Task directions. Copy nothing but the stretch that opens with the line containing "Write a web" and closes with the line containing "350,500,400,295,226,259,228,244];". Keep pictures out.

Items.
○ ○ ○ ○ ○
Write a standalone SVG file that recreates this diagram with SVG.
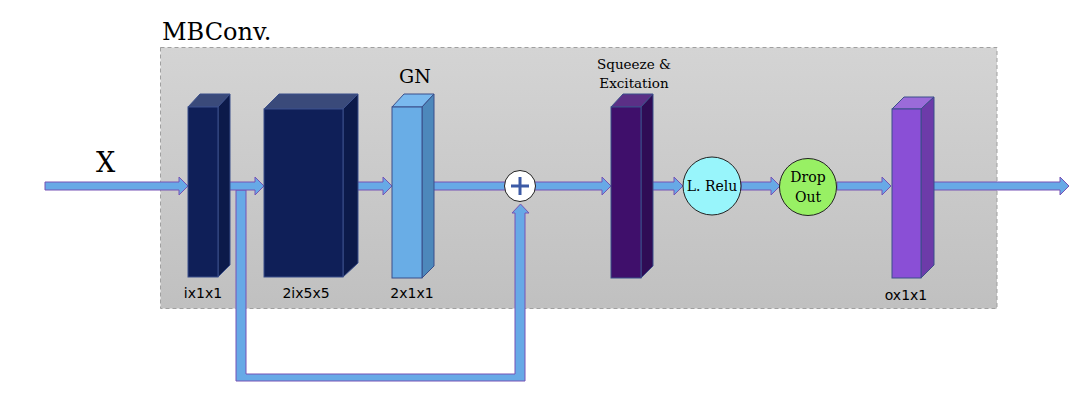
○ ○ ○ ○ ○
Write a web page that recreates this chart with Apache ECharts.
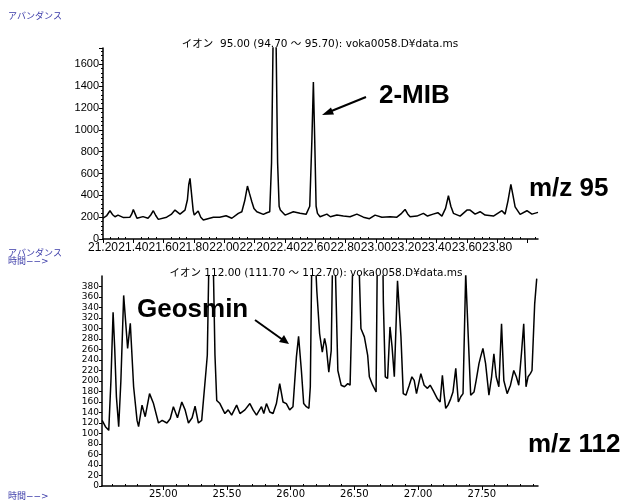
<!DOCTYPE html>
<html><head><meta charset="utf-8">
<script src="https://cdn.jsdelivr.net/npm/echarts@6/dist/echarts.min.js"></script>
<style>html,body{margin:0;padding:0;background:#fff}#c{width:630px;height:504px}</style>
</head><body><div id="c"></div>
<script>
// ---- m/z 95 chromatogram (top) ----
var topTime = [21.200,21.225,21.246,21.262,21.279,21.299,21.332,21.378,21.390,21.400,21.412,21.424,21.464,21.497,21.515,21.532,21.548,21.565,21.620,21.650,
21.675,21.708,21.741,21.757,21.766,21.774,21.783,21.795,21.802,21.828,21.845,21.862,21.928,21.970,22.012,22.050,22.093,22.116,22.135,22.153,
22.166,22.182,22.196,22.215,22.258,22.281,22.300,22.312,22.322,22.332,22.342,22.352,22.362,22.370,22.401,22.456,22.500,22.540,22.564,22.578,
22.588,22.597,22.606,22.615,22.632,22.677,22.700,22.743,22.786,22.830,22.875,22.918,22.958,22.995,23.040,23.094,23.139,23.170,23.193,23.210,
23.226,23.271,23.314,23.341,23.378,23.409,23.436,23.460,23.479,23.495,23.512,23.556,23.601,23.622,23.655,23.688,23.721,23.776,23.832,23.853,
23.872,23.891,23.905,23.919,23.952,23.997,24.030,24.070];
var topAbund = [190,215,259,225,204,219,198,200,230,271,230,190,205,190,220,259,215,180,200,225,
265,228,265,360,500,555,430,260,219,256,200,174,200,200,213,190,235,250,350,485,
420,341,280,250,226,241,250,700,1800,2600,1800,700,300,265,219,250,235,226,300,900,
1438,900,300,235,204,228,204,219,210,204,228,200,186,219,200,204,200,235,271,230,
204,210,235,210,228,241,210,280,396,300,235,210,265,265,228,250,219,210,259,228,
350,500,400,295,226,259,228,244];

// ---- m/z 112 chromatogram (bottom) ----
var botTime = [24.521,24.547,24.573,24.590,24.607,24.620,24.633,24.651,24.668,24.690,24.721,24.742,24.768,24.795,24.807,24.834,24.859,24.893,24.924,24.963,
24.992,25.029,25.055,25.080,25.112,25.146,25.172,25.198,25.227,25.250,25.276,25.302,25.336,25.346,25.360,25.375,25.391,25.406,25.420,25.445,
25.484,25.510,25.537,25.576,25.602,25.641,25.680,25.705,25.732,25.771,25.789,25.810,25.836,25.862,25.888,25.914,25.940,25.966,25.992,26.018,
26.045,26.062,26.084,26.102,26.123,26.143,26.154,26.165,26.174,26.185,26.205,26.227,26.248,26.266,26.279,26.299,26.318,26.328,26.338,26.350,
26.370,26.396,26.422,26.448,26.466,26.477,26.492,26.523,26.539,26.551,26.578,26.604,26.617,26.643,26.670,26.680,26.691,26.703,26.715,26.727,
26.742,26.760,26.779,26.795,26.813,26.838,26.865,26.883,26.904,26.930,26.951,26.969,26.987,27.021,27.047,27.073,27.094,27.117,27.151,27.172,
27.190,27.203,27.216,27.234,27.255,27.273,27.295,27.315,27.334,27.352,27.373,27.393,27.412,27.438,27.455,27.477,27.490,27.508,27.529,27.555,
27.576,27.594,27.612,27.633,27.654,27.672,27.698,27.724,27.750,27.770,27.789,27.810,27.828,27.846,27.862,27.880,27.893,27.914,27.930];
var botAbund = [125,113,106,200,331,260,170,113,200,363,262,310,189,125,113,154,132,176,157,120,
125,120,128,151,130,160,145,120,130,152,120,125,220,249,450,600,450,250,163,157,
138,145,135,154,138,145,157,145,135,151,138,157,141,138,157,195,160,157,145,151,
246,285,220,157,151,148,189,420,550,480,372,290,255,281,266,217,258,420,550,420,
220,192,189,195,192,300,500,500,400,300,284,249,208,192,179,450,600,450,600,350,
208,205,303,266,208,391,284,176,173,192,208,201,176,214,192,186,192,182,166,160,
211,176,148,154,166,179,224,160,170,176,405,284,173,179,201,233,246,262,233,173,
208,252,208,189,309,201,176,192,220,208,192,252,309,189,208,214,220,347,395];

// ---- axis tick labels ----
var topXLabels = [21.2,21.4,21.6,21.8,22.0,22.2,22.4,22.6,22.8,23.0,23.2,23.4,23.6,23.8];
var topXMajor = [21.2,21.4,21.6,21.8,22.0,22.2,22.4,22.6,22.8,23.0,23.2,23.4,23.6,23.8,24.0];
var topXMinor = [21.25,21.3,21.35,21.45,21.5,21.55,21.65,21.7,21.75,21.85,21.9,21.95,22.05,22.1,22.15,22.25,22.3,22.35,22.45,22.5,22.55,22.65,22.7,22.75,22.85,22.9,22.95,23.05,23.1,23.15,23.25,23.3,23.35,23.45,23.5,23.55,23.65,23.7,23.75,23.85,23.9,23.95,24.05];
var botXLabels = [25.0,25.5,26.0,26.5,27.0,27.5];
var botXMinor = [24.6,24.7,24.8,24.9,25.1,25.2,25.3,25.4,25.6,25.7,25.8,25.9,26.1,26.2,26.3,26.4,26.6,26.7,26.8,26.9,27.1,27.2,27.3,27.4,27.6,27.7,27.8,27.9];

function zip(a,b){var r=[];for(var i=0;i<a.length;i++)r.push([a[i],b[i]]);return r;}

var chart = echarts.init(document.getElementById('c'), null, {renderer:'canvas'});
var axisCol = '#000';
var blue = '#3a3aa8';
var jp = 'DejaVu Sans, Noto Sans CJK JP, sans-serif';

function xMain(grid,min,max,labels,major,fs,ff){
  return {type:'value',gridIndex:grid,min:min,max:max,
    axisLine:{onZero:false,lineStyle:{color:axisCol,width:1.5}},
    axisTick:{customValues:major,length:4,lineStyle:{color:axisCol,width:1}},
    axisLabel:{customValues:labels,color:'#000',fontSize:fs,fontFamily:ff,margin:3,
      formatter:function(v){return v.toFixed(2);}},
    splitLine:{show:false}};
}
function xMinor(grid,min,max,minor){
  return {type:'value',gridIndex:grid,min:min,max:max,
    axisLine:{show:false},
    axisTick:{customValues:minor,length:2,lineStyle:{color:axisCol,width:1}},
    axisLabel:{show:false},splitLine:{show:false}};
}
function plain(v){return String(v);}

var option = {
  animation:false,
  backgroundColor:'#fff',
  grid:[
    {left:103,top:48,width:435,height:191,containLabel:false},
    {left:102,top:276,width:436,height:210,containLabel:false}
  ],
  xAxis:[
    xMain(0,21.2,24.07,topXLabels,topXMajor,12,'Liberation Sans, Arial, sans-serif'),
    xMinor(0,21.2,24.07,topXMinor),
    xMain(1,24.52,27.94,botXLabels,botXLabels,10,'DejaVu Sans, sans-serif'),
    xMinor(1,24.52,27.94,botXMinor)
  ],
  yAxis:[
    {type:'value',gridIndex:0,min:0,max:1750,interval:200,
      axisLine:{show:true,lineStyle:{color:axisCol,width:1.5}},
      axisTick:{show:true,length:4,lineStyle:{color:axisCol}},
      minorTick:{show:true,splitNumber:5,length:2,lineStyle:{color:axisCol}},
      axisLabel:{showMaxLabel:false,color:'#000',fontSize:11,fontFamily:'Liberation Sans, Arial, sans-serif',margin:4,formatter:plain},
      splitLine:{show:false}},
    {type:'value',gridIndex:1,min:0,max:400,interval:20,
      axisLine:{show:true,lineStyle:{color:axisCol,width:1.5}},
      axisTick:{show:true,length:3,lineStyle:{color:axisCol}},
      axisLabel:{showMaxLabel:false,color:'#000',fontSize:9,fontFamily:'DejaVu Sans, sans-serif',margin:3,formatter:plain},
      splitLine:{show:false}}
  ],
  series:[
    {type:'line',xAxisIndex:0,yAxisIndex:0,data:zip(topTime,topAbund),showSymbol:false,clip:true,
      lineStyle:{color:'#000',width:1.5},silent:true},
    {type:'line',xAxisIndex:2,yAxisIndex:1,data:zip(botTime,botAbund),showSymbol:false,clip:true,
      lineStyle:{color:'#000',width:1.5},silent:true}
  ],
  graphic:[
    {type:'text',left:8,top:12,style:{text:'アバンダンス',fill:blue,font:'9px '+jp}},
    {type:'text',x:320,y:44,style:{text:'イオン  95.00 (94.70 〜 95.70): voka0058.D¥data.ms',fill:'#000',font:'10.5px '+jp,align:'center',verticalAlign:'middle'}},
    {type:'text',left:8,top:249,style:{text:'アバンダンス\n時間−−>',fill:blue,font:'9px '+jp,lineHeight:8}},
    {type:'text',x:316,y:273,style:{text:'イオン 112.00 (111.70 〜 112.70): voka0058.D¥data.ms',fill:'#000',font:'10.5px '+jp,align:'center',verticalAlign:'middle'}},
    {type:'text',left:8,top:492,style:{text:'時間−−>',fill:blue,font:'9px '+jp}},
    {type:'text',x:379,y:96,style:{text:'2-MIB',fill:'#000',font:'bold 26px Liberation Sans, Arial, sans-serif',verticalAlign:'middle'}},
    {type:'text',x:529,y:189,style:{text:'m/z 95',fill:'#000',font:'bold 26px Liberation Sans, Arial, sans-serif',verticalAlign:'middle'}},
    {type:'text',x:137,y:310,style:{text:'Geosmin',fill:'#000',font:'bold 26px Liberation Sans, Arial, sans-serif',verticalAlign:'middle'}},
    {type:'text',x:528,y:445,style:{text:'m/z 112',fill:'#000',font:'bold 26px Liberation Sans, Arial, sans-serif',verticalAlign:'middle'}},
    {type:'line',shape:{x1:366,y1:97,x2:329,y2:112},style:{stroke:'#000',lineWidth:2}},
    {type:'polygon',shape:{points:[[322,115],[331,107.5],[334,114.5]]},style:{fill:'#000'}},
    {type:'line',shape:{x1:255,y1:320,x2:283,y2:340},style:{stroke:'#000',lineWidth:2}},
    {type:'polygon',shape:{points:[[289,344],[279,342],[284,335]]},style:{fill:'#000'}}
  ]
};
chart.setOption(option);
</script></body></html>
○ ○ ○ ○ ○
Answer to the task.
Write a web page that recreates this chart with Apache ECharts.
<!DOCTYPE html>
<html><head><meta charset="utf-8">
<script src="https://cdn.jsdelivr.net/npm/echarts@6/dist/echarts.min.js"></script>
<style>html,body{margin:0;padding:0;background:#fff}#c{width:630px;height:504px}</style>
</head><body><div id="c"></div>
<script>
// ---- m/z 95 chromatogram (top) ----
var topTime = [21.200,21.225,21.246,21.262,21.279,21.299,21.332,21.378,21.390,21.400,21.412,21.424,21.464,21.497,21.515,21.532,21.548,21.565,21.620,21.650,
21.675,21.708,21.741,21.757,21.766,21.774,21.783,21.795,21.802,21.828,21.845,21.862,21.928,21.970,22.012,22.050,22.093,22.116,22.135,22.153,
22.166,22.182,22.196,22.215,22.258,22.281,22.300,22.312,22.322,22.332,22.342,22.352,22.362,22.370,22.401,22.456,22.500,22.540,22.564,22.578,
22.588,22.597,22.606,22.615,22.632,22.677,22.700,22.743,22.786,22.830,22.875,22.918,22.958,22.995,23.040,23.094,23.139,23.170,23.193,23.210,
23.226,23.271,23.314,23.341,23.378,23.409,23.436,23.460,23.479,23.495,23.512,23.556,23.601,23.622,23.655,23.688,23.721,23.776,23.832,23.853,
23.872,23.891,23.905,23.919,23.952,23.997,24.030,24.070];
var topAbund = [190,215,259,225,204,219,198,200,230,271,230,190,205,190,220,259,215,180,200,225,
265,228,265,360,500,555,430,260,219,256,200,174,200,200,213,190,235,250,350,485,
420,341,280,250,226,241,250,700,1800,2600,1800,700,300,265,219,250,235,226,300,900,
1438,900,300,235,204,228,204,219,210,204,228,200,186,219,200,204,200,235,271,230,
204,210,235,210,228,241,210,280,396,300,235,210,265,265,228,250,219,210,259,228,
350,500,400,295,226,259,228,244];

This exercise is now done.